Once the pictures are set aside, transcribe the remaining data exactly.

# MATERIAL
════════════════════

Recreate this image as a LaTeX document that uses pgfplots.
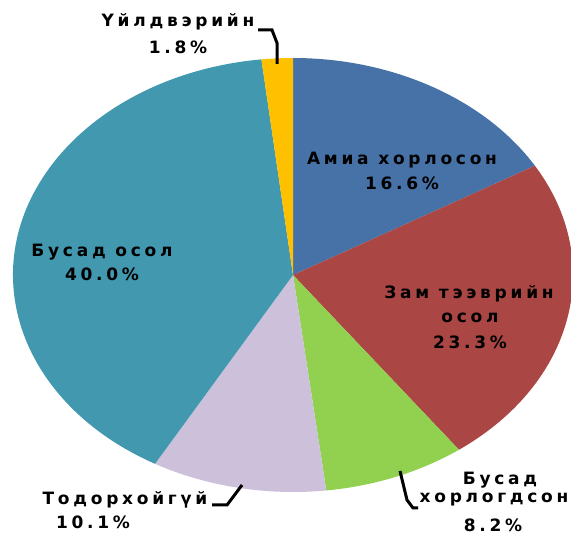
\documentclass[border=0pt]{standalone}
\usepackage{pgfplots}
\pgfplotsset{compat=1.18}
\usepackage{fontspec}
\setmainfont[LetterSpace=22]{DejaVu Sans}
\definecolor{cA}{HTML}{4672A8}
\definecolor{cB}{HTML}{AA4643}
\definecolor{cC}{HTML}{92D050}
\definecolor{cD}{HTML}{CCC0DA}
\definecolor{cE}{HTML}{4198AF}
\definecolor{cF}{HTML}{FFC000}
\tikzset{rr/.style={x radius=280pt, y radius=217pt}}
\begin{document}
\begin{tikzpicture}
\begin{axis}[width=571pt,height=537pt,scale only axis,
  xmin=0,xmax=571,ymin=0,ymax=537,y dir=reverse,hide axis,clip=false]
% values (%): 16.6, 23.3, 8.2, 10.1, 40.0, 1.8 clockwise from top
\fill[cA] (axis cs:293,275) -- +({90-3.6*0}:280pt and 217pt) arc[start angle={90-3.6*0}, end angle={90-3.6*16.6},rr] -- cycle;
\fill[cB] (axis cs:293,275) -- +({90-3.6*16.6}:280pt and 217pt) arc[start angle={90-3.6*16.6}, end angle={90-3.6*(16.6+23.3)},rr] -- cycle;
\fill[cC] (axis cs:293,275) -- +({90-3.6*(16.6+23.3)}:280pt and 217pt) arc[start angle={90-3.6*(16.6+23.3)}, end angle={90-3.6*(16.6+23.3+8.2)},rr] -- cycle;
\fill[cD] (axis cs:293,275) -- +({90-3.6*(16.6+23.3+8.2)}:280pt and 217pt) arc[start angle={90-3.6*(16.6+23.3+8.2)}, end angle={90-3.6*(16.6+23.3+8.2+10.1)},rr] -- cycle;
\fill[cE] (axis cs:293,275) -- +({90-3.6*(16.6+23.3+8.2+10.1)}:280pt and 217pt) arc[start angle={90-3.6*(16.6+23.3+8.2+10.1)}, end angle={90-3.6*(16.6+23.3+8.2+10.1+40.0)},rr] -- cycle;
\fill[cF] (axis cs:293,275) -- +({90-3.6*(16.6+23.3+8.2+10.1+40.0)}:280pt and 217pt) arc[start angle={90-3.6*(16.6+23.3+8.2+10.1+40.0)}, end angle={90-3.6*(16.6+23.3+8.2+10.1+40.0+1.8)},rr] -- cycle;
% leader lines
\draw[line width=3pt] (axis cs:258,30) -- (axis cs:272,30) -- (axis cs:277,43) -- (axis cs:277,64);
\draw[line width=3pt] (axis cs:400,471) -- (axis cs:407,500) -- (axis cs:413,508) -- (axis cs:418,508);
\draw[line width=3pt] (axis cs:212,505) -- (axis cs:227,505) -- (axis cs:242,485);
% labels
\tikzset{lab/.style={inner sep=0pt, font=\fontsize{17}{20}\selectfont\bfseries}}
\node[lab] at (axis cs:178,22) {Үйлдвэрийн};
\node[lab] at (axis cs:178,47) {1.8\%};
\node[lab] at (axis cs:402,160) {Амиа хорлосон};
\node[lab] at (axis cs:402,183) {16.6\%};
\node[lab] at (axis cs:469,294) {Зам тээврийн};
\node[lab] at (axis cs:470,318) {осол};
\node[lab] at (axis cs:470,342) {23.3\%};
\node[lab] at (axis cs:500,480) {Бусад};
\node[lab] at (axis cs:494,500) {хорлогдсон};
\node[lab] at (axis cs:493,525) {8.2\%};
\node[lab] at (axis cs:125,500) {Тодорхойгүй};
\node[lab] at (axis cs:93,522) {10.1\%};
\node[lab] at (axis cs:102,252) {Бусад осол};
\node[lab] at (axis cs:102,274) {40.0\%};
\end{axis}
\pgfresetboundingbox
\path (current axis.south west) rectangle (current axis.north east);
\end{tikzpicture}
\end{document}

════════════════════

# TASK SOLUTION
Recreate this image as a LaTeX document that uses pgfplots.
\documentclass[border=0pt]{standalone}
\usepackage{pgfplots}
\pgfplotsset{compat=1.18}
\usepackage{fontspec}
\setmainfont[LetterSpace=22]{DejaVu Sans}
\definecolor{cA}{HTML}{4672A8}
\definecolor{cB}{HTML}{AA4643}
\definecolor{cC}{HTML}{92D050}
\definecolor{cD}{HTML}{CCC0DA}
\definecolor{cE}{HTML}{4198AF}
\definecolor{cF}{HTML}{FFC000}
\tikzset{rr/.style={x radius=280pt, y radius=217pt}}
\begin{document}
\begin{tikzpicture}
\begin{axis}[width=571pt,height=537pt,scale only axis,
  xmin=0,xmax=571,ymin=0,ymax=537,y dir=reverse,hide axis,clip=false]
% values (%): 16.6, 23.3, 8.2, 10.1, 40.0, 1.8 clockwise from top
\fill[cA] (axis cs:293,275) -- +({90-3.6*0}:280pt and 217pt) arc[start angle={90-3.6*0}, end angle={90-3.6*16.6},rr] -- cycle;
\fill[cB] (axis cs:293,275) -- +({90-3.6*16.6}:280pt and 217pt) arc[start angle={90-3.6*16.6}, end angle={90-3.6*(16.6+23.3)},rr] -- cycle;
\fill[cC] (axis cs:293,275) -- +({90-3.6*(16.6+23.3)}:280pt and 217pt) arc[start angle={90-3.6*(16.6+23.3)}, end angle={90-3.6*(16.6+23.3+8.2)},rr] -- cycle;
\fill[cD] (axis cs:293,275) -- +({90-3.6*(16.6+23.3+8.2)}:280pt and 217pt) arc[start angle={90-3.6*(16.6+23.3+8.2)}, end angle={90-3.6*(16.6+23.3+8.2+10.1)},rr] -- cycle;
\fill[cE] (axis cs:293,275) -- +({90-3.6*(16.6+23.3+8.2+10.1)}:280pt and 217pt) arc[start angle={90-3.6*(16.6+23.3+8.2+10.1)}, end angle={90-3.6*(16.6+23.3+8.2+10.1+40.0)},rr] -- cycle;
\fill[cF] (axis cs:293,275) -- +({90-3.6*(16.6+23.3+8.2+10.1+40.0)}:280pt and 217pt) arc[start angle={90-3.6*(16.6+23.3+8.2+10.1+40.0)}, end angle={90-3.6*(16.6+23.3+8.2+10.1+40.0+1.8)},rr] -- cycle;
% leader lines
\draw[line width=3pt] (axis cs:258,30) -- (axis cs:272,30) -- (axis cs:277,43) -- (axis cs:277,64);
\draw[line width=3pt] (axis cs:400,471) -- (axis cs:407,500) -- (axis cs:413,508) -- (axis cs:418,508);
\draw[line width=3pt] (axis cs:212,505) -- (axis cs:227,505) -- (axis cs:242,485);
% labels
\tikzset{lab/.style={inner sep=0pt, font=\fontsize{17}{20}\selectfont\bfseries}}
\node[lab] at (axis cs:178,22) {Үйлдвэрийн};
\node[lab] at (axis cs:178,47) {1.8\%};
\node[lab] at (axis cs:402,160) {Амиа хорлосон};
\node[lab] at (axis cs:402,183) {16.6\%};
\node[lab] at (axis cs:469,294) {Зам тээврийн};
\node[lab] at (axis cs:470,318) {осол};
\node[lab] at (axis cs:470,342) {23.3\%};
\node[lab] at (axis cs:500,480) {Бусад};
\node[lab] at (axis cs:494,500) {хорлогдсон};
\node[lab] at (axis cs:493,525) {8.2\%};
\node[lab] at (axis cs:125,500) {Тодорхойгүй};
\node[lab] at (axis cs:93,522) {10.1\%};
\node[lab] at (axis cs:102,252) {Бусад осол};
\node[lab] at (axis cs:102,274) {40.0\%};
\end{axis}
\pgfresetboundingbox
\path (current axis.south west) rectangle (current axis.north east);
\end{tikzpicture}
\end{document}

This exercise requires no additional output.